Remember this formation? The Stallions’ short-yardage T-Formation was nearly unstoppable and became an iconic part of the USFL’s opening season when Birmingham used the formation to run a game-clinching QB sneak in the South Division Playoff. While effective, the formation lacked variation. This is where Malik Cunningham comes in.
I dug up some 1958 film on Army’s 9-0-1 team. That also ran the T-Formation, but it was more than just a powerful run game as Army used motion and trick plays to their advantage. First, let’s look at how Cunningham can be used as a decoy. Army used a lateral pre-snap motion to create confusion on several plays.1958 Heisman Trophy winner Pete Dawkins would often motion out of the backfield to open holes for 1957 All-American Halfback Bob Anderson. Here is an example below:
With an open-field threat like Cunningham causing disruption, sending him in motion will clear the box of an edge player making an off-tackle play with Bo Scarborough more effective. The Stallions do not even have to motion Cunningham out to use him effectively. Last year, the Stallions’ T-formation package lacked outside run plays like sweeps. Adding a sweep with Cunningham will only make the inside runs with Scarborough and Bobby Holly more effective.
The Stallions can work a halfback pass into the mix with Cunningham to truly diversify their short-yardage package. Army rode the halfback pass out of the T and Wing-T Formations to perfection in 1958. All-American and College Football Hall of Famer, Bob Anderson completed 10-15 passes for 143 passing yards and four touchdowns while Pete Dawkins averaged 30.9 yards per catch on 16 catches with six touchdowns.
Below is a diagram from Sports Illustrated before Army capped off its undefeated 1958 season against Navy. The Stallions can employ a similar concept with its tight ends and even run an opposite-field pass to J’Mar Smith.
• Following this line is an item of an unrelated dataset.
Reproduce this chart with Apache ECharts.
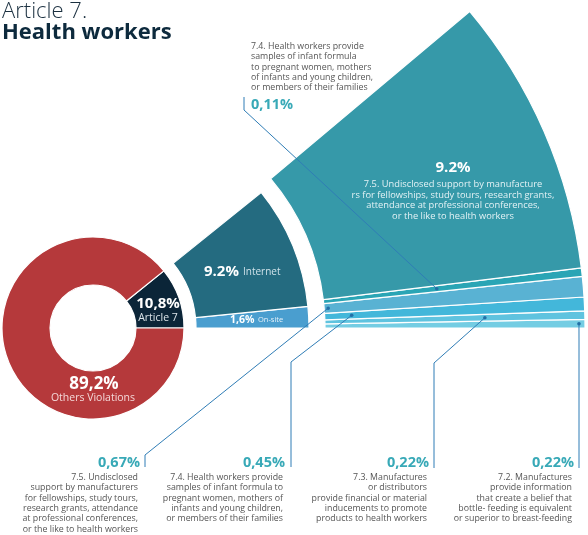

Here is Pete Dawkins throwing the ball to Bob Anderson for a two-point conversion against Navy that same year:
The Stallions loaded up on weapons during the Collegiate Draft. Malik Cunningham can become one of the league’s more interesting players as he has the opportunity to make the Birmingham Stallions the biggest short-yardage juggernaut in the league. As if South defenses did not have enough to worry about for the Stallions they have to bring their A-game in short-yardage.